He was also the teacher of Joseph Strayer, himself the teacher of Bisson. Such academic genealogies can be overplayed, but there is no doubt that all three great medievalists, Haskins, Strayer, and Bisson, demonstrate a deep-rooted concern with the techniques and records of administration, with the procedures of the bureaucrats and officials. Strayer was as familiar with the modern as with the medieval version, since he worked for the CIA. One of his most vigorous pieces of work is entitled On the Medieval Origins of the Modern State (1970; one might notice the emphasis on both the “origins” and the “modern”; we live in the modern state; its origins go back a long way, but the state of those days was not the state of ours). The book contains Strayer’s cogent definition of feudalism as “public powers in private hands,” with that confident assurance that these adjectives, “public” and “private,” convey a simple and evident distinction that will arouse no intellectual discomfort in readers.

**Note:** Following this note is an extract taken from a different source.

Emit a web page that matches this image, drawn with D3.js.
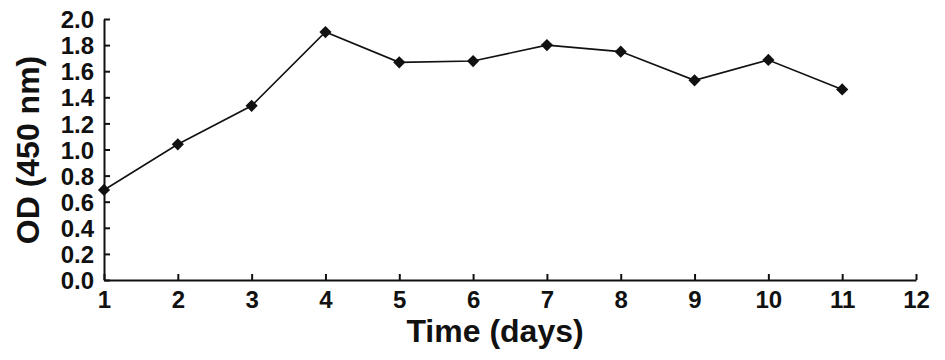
<!DOCTYPE html>
<html>
<head>
<meta charset="utf-8">
<script src="https://cdn.jsdelivr.net/npm/d3@7"></script>
<style>
  body { margin: 0; background: #fff; }
  text { font-family: "Liberation Sans", Arial, sans-serif; font-weight: bold; fill: #111; }
</style>
</head>
<body>
<svg id="chart" width="945" height="360"></svg>
<script>
const days = [1, 2, 3, 4, 5, 6, 7, 8, 9, 10, 11]
const od = [0.69, 1.04, 1.335, 1.90, 1.668, 1.678, 1.80, 1.75, 1.53, 1.686, 1.46]
const xTicks = [1, 2, 3, 4, 5, 6, 7, 8, 9, 10, 11, 12]
const yTicks = [0, 0.2, 0.4, 0.6, 0.8, 1.0, 1.2, 1.4, 1.6, 1.8, 2.0]

const margins = { top: 19, right: 29, bottom: 80, left: 104 }
const width = 945 - margins.left - margins.right
const height = 360 - margins.top - margins.bottom

const x = d3.scaleLinear().domain([1, 12]).range([0, width])
const y = d3.scaleLinear().domain([0, 2]).range([height, 0])

const svg = d3.select('#chart')
const g = svg.append('g').attr('transform', `translate(${margins.left}, ${margins.top})`)

const xAxis = g.append('g')
	.attr('transform', `translate(0, ${height})`)
	.call(d3.axisBottom(x).tickValues(xTicks).tickFormat(d3.format('d')).tickSizeInner(-6).tickSizeOuter(0).tickPadding(9))
xAxis.selectAll('text').attr('font-size', 24).attr('dy', '0.8em')

const yAxis = g.append('g')
	.call(d3.axisLeft(y).tickValues(yTicks).tickFormat(d3.format('.1f')).tickSizeInner(-6).tickSizeOuter(0).tickPadding(10))
yAxis.selectAll('text').attr('font-size', 24).attr('dy', '0.36em')

svg.selectAll('.domain, .tick line').attr('stroke', '#111').attr('stroke-width', 2)

const pts = days.map((d, i) => [d, od[i]])

g.append('path')
	.datum(pts)
	.attr('fill', 'none')
	.attr('stroke', '#111')
	.attr('stroke-width', 1.6)
	.attr('d', d3.line().x(d => x(d[0])).y(d => y(d[1])))

g.selectAll('.pt').data(pts).enter().append('path')
	.attr('class', 'pt')
	.attr('transform', d => `translate(${x(d[0])}, ${y(d[1])})`)
	.attr('d', d3.symbol().type(d3.symbolDiamond2).size(95))
	.attr('fill', '#111')

svg.append('text')
	.attr('x', 495)
	.attr('y', 342)
	.attr('text-anchor', 'middle')
	.attr('font-size', 32)
	.text('Time (days)')

svg.append('text')
	.attr('transform', `translate(39, 150) rotate(-90)`)
	.attr('text-anchor', 'middle')
	.attr('font-size', 32)
	.text('OD (450 nm)')
</script>
</body>
</html>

By contrast, Bisson’s book is generated in part by his wrestling with such concepts and their implications.
Bisson’s book is called The Crisis of the Twelfth Century. “Crisis” means a vitally important or decisive stage in the progress of anything. But in that sense, any century of human history is a crisis. One might even say that this is simply the condition of human life—we are always in an Age of Crisis (although the situation might not always be as alarming as today’s). Bisson acknowledges that “‘crisis’ was not a common word in the verbiage of the day,” and the one instance he cites of the contemporary use of the word (in its Latin form discrimen) refers to a succession crisis in Poland in 1180. He wishes to see the various distinct political crises he discusses (such as the Saxon revolt of 1075, the communal insurrection in Laon in 1111, the “anarchy” of King Stephen’s reign) as part of “the same wider crisis of multiplied knights and castles.”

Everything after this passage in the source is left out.